Photo: Daly & Newton/Getty Images

Maybe it’s their role as icon for the Slow Food movement. Or maybe it’s the obsession with adventurous eating among fashionable foodies. Whatever the reason, suddenly, this spring, snails (land lobsters to their most fervent fans) are everywhere—from Momofuku Ssäm Bar, where they’re served in a chawan mushi with edamame and black truffle, to Varietal, where Wayne Nish has concocted what might be the first escargot lasagne. Some like Momofuku’s Dave Chang tout the poky gastropod’s firm but unrubbery texture and its miraculous ability to act as a flavor sponge. “It’s like tofu,” he says. Others speak glowingly of its own earthy, subtly gamy flavor. In snailspeak, there is the Helix pomata, a.k.a. the escargot de Bourgogne, and there is the Helix aspera, a.k.a. the petit gris, the two most popular species. Most people use canned snails (good ones are available at Trufette and Dean & DeLuca) because of the labor-intensive process of purging potential toxins from the fresh ones (among other things, the typical snail diet includes noxious plants).

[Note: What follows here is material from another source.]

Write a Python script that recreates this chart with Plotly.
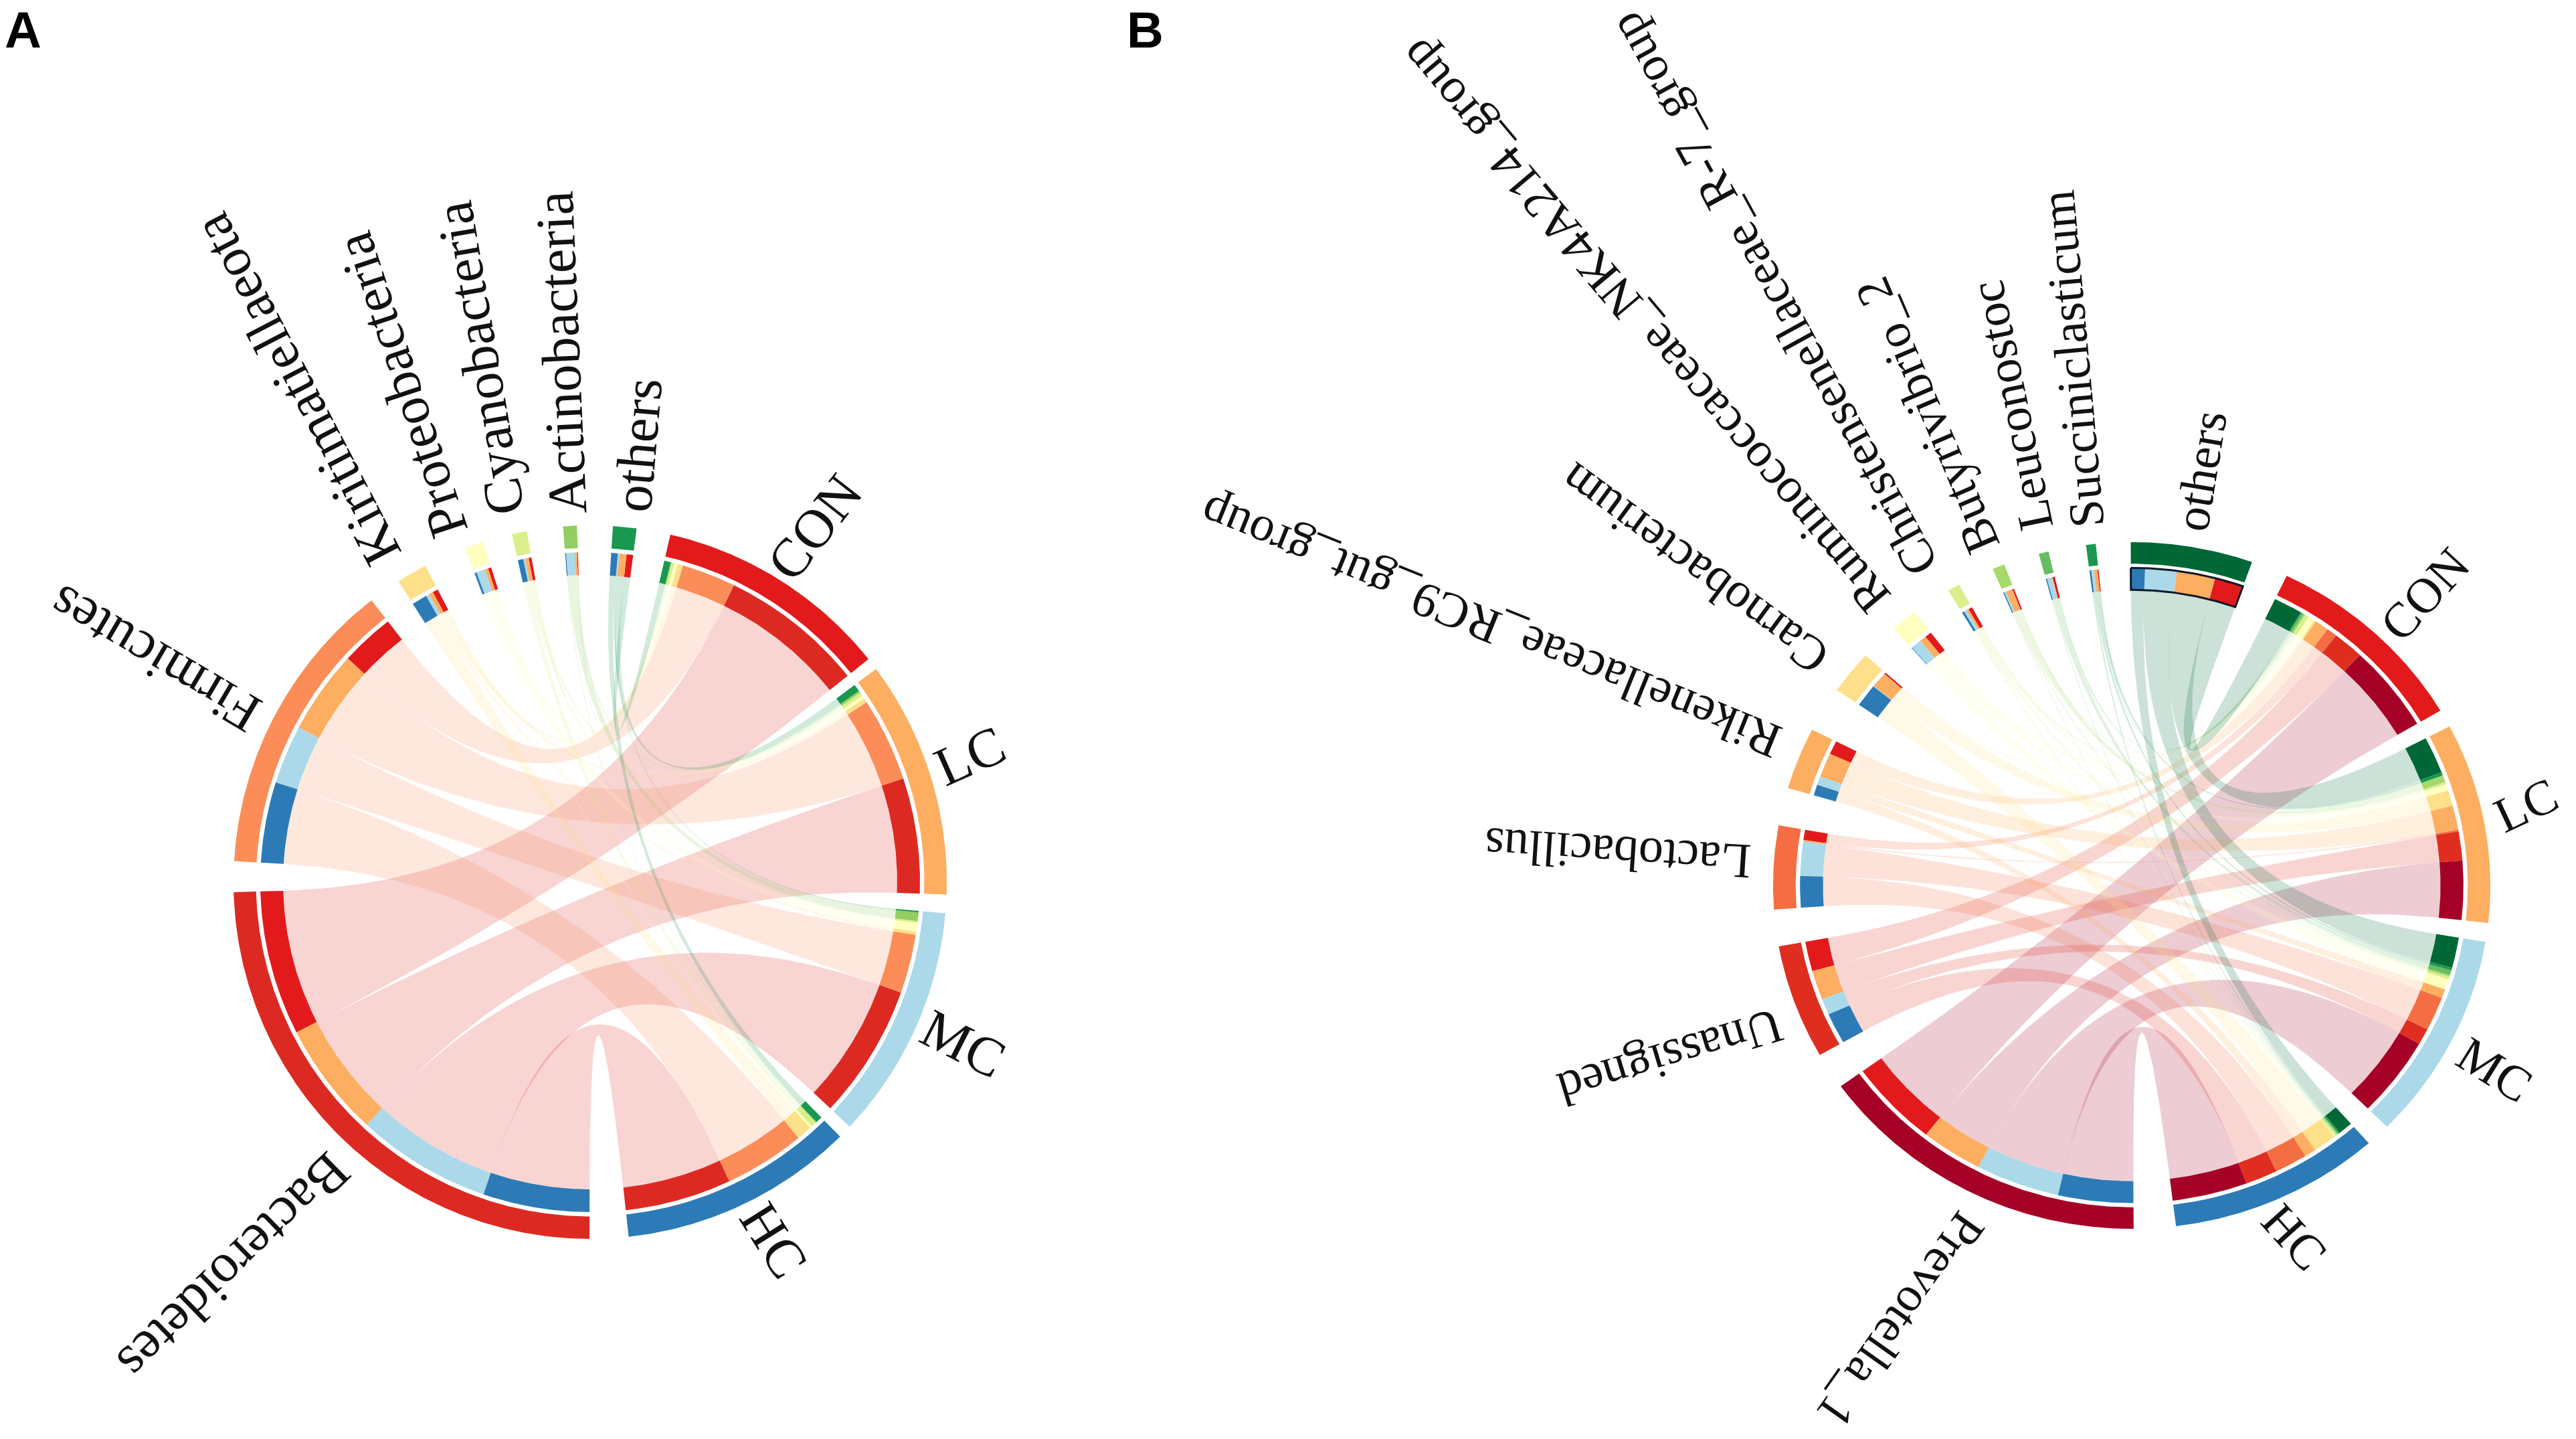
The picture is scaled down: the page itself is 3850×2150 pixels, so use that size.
import numpy as np
import plotly.graph_objects as go

GROUPS = ["CON", "LC", "MC", "HC"]
GROUP_COLORS = ["#E31A1C", "#FDAE61", "#ABD9E9", "#2C7BB6"]

# Panel A: taxon rows, values for CON, LC, MC, HC
A_TAXA = ["Bacteroidetes", "Firmicutes", "Kiritimatiellaeota", "Proteobacteria",
          "Cyanobacteria", "Actinobacteria", "others"]
A_BACTEROIDETES = [66.5, 53.0, 62.0, 49.0]
A_FIRMICUTES = [24.8, 38.5, 27.0, 37.1]
A_KIRITIMATIELLAEOTA = [2.5, 2.0, 1.5, 7.0]
A_PROTEOBACTERIA = [1.5, 1.5, 4.0, 1.0]
A_CYANOBACTERIA = [1.3, 1.7, 0.8, 2.5]
A_ACTINOBACTERIA = [0.4, 1.0, 4.0, 0.4]
A_OTHERS = [3.0, 3.3, 0.7, 3.0]
A_COLORS = ["#DC2A22", "#FC8D59", "#FEE08B", "#FFFFBF", "#D9EF8B", "#91CF60", "#1A9850"]

# Panel B: taxon rows, values for CON, LC, MC, HC
B_TAXA = ["Prevotella_1", "Unassigned", "Lactobacillus", "Rikenellaceae_RC9_gut_group",
          "Carnobacterium", "Ruminococcaceae_NK4A214_group", "Christensenellaceae_R-7_group",
          "Butyrivibrio_2", "Leuconostoc", "Succiniclasticum", "others"]
B_PREVOTELLA = [16.1, 10.9, 14.9, 13.3]
B_UNASSIGNED = [5.5, 5.4, 3.0, 5.7]
B_LACTOBACILLUS = [1.9, 0.3, 6.3, 5.8]
B_RIKENELLACEAE = [2.5, 4.5, 1.6, 2.0]
B_CARNOBACTERIUM = [0.3, 2.9, 0.1, 4.2]
B_RUMINOCOCCACEAE = [1.2, 1.2, 1.9, 0.1]
B_CHRISTENSENELLACEAE = [0.7, 0.4, 0.5, 0.4]
B_BUTYRIVIBRIO = [0.3, 1.2, 0.3, 0.2]
B_LEUCONOSTOC = [0.4, 0.1, 0.9, 0.2]
B_SUCCINICLASTICUM = [0.2, 0.6, 0.5, 0.3]
B_OTHERS = [5.1, 6.8, 5.6, 2.5]
B_COLORS = ["#A50026", "#DF2E20", "#F46D43", "#FDAE61", "#FEE08B", "#FFFFBF",
            "#D9EF8B", "#A6D96A", "#66BD63", "#1A9850", "#006837"]

# Layout of each panel: centre, radii, first angle, gaps between neighbouring sectors (degrees)
PANEL_A = dict(cx=882, cy=1318, rx=533, ry=533, start=13.0,
               gaps=[2.0, 3.0, 2.2, 6.3, 5.0, 5.3, 7.0, 4.8, 5.9, 5.8, 5.5])
PANEL_B = dict(cx=3186, cy=1323, rx=536, ry=513, start=25.6,
               gaps=[3.0, 3.2, 4.0, 6.8, 6.2, 6.2, 6.4, 7.7, 6.3, 6.5, 6.0, 5.8, 6.1, 5.6, 6.0])
R_OUT = (0.937, 1.0)
R_IN = (0.861, 0.925)
RIBBON_ALPHA = 0.2

LABELS_A = [("CON", 1217, 788, -52), ("LC", 1449, 1129, -24), ("MC", 1440, 1559, 27),
            ("HC", 1157, 1853, 58), ("Bacteroidetes", 350, 1893, 135.7),
            ("Firmicutes", 231, 985, -149.5), ("Kiritimatiellaeota", 443, 582, -117.5),
            ("Proteobacteria", 599, 575, -108.3), ("Cyanobacteria", 716, 535, -99.8),
            ("Actinobacteria", 838, 527, -92.5), ("others", 953, 665, -85)]
LABELS_B = [("CON", 3624, 888, -47.5), ("LC", 3775, 1203, -25), ("MC", 3728, 1598, 32),
            ("HC", 3429, 1848, 48), ("Prevotella_1", 2841, 1972, 125.3),
            ("Unassigned", 2497, 1580, 163.2), ("Lactobacillus", 2418, 1275, -176.3),
            ("Rikenellaceae_RC9_gut_group", 2228, 937, -157.9),
            ("Carnobacterium", 2532, 850, -143.6),
            ("Ruminococcaceae_NK4A214_group", 2458, 488, -130.1),
            ("Christensenellaceae_R-7_group", 2650, 440, -118.7),
            ("Butyrivibrio_2", 2880, 621, -113.2), ("Leuconostoc", 3006, 606, -101.7),
            ("Succiniclasticum", 3097, 536, -95.2), ("others", 3289, 704, -80.6)]

fig = go.Figure()


def rgba(hex_color, alpha):
    r, g, b = (int(hex_color[i:i + 2], 16) for i in (1, 3, 5))
    return f"rgba({r},{g},{b},{alpha})"


def draw_chord(panel, matrix, taxon_colors, outline_last=False):
    m = np.array(matrix, dtype=float)
    cx, cy, rx, ry = panel["cx"], panel["cy"], panel["rx"], panel["ry"]

    def xy(theta, k):
        t = np.radians(theta)
        return cx + rx * k * np.sin(t), cy - ry * k * np.cos(t)

    def arc(a, b, k):
        n = max(2, int(abs(b - a) * 2) + 2)
        return xy(np.linspace(a, b, n), k)

    def poly(a, b, ka, kb, color, line=None):
        x1, y1 = arc(a, b, kb)
        x2, y2 = arc(b, a, ka)
        fig.add_trace(go.Scatter(
            x=np.r_[x1, x2, x1[0]], y=np.r_[y1, y2, y1[0]], mode="lines",
            fill="toself", fillcolor=color, hoverinfo="skip", showlegend=False,
            line=dict(width=line[1] if line else 0, color=line[0] if line else color)))

    def bezier(a, b, k):
        p0 = np.array(xy(a, k))
        p2 = np.array(xy(b, k))
        c = np.array([cx, cy])
        s = np.linspace(0, 1, 60)[None, :]
        return (1 - s) ** 2 * p0[:, None] + 2 * s * (1 - s) * c[:, None] + s ** 2 * p2[:, None]

    n_t, n_g = m.shape
    scale = (360 - sum(panel["gaps"])) / m.sum() / 2
    pos = panel["start"]
    g_start, t_start = [], []
    gaps = list(panel["gaps"]) + [0]
    for j in range(n_g):
        g_start.append(pos)
        pos += m[:, j].sum() * scale + gaps[j]
    for i in range(n_t):
        t_start.append(pos)
        pos += m[i, :].sum() * scale + gaps[n_g + i]

    # sub-arcs: clockwise a group runs from the last taxon to the first,
    # a taxon runs from the last group to the first
    g_arc, t_arc = {}, {}
    for j in range(n_g):
        p = g_start[j]
        for i in range(n_t - 1, -1, -1):
            w = m[i, j] * scale
            g_arc[i, j] = (p, p + w)
            p += w
    for i in range(n_t):
        p = t_start[i]
        for j in range(n_g - 1, -1, -1):
            w = m[i, j] * scale
            t_arc[i, j] = (p, p + w)
            p += w

    k = R_IN[0]
    for i in range(n_t):
        for j in range(n_g):
            a1, a2 = t_arc[i, j]
            b1, b2 = g_arc[i, j]
            xa, ya = arc(a1, a2, k)
            xb, yb = arc(b1, b2, k)
            c1 = bezier(a2, b1, k)
            c2 = bezier(b2, a1, k)
            fig.add_trace(go.Scatter(
                x=np.r_[xa, c1[0], xb, c2[0]], y=np.r_[ya, c1[1], yb, c2[1]],
                mode="lines", fill="toself", fillcolor=rgba(taxon_colors[i], RIBBON_ALPHA),
                line=dict(width=0), hoverinfo="skip", showlegend=False))

    for j in range(n_g):
        end = g_start[j] + m[:, j].sum() * scale
        poly(g_start[j], end, *R_OUT, GROUP_COLORS[j])
        for i in range(n_t):
            poly(*g_arc[i, j], *R_IN, taxon_colors[i])
    for i in range(n_t):
        end = t_start[i] + m[i, :].sum() * scale
        poly(t_start[i], end, *R_OUT, taxon_colors[i])
        for j in range(n_g):
            poly(*t_arc[i, j], *R_IN, GROUP_COLORS[j])
    if outline_last:
        i = n_t - 1
        end = t_start[i] + m[i, :].sum() * scale
        x1, y1 = arc(t_start[i], end, R_IN[1])
        x2, y2 = arc(end, t_start[i], R_IN[0])
        fig.add_trace(go.Scatter(x=np.r_[x1, x2, x1[0]], y=np.r_[y1, y2, y1[0]], mode="lines",
                                 line=dict(color="#101828", width=3), hoverinfo="skip",
                                 showlegend=False))


draw_chord(PANEL_A, [A_BACTEROIDETES, A_FIRMICUTES, A_KIRITIMATIELLAEOTA, A_PROTEOBACTERIA,
                     A_CYANOBACTERIA, A_ACTINOBACTERIA, A_OTHERS], A_COLORS)
draw_chord(PANEL_B, [B_PREVOTELLA, B_UNASSIGNED, B_LACTOBACILLUS, B_RIKENELLACEAE,
                     B_CARNOBACTERIUM, B_RUMINOCOCCACEAE, B_CHRISTENSENELLACEAE,
                     B_BUTYRIVIBRIO, B_LEUCONOSTOC, B_SUCCINICLASTICUM, B_OTHERS],
           B_COLORS, outline_last=True)

annotations = []
for labels, size in ((LABELS_A, 82), (LABELS_B, 74)):
    for text, x, y, angle in labels:
        annotations.append(dict(x=x, y=y, xref="x", yref="y", text=text, textangle=angle,
                                showarrow=False, xanchor="center", yanchor="middle",
                                font=dict(family="Liberation Serif", size=size, color="#111111")))
for text, x, y in (("A", 34, 44), ("B", 1711, 44)):
    annotations.append(dict(x=x, y=y, xref="x", yref="y", text=f"<b>{text}</b>", showarrow=False,
                            xanchor="center", yanchor="middle",
                            font=dict(family="Liberation Sans", size=76, color="#000000")))

fig.update_layout(
    width=3850, height=2150, margin=dict(l=0, r=0, t=0, b=0),
    paper_bgcolor="white", plot_bgcolor="white", showlegend=False,
    xaxis=dict(range=[0, 3850], visible=False, fixedrange=True),
    yaxis=dict(range=[2150, 0], visible=False, fixedrange=True),
    annotations=annotations,
)
fig.write_html("out.html", config={"displayModeBar": False},
               post_script="document.body.style.margin='0';document.body.style.overflow='hidden';")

You may or may not be surprised to learn that, throughout the years, snails weren’t so popular, even in France, where, according to the Oxford Companion to Food, they’ve endured a “chequered history.” Whether the current craze is just another passing phase is something you can determine for yourself by slinking off to one of these pro-snail restaurants.

Varietal
138 W. 25th St., nr. Seventh Ave.; 212-633-1800
A deconstructed lasagne of sorts made with a fricassee of snails, wild mushrooms, and spring vegetables flavored with tarragon and finished with butter and sherry vinegar. “Very straightforward,” says chef Wayne Nish.

Craft
43 E. 19th St., nr. Park Ave. S.; 212-780-0880
For a textural battle royale, executive chef Damon Wise pairs a chewy-oozy deep-fried hen’s egg with snails cooked in a chicken-stock-Lillet reduction enhanced with cocoa nibs.

Anthos
36 W. 52nd St., nr. Fifth Ave.; 212-582-6900
“Snails are huge in Greek cuisine,” says chef Michael Psilakis, “especially in Crete, where my dad comes from.” His haute-Greek tribute: pasta with braised snails and rabbit, manouri cheese, and black truffle. (See review here)

DB Bistro Moderne
55 W. 44th St., nr. Sixth Ave.; 212-391-2400
What oysters are to Wellfleet, snails are to Alsace, which may be why DB’s Alsatian chef Olivier Muller vows that they “will never leave my menu.” He has many ingenious recipes on rotation, including the current escargot–and–“chicken oyster” fricassee with hazelnut spaetzle and mushrooms.

Provence
38 Macdougal St., nr. Prince St.; 212-475-7500
At the recently rescued and gently revamped Provence, Lynn McNeely serves his snails with stinging-nettle ravioli in a walnut pesto sauce.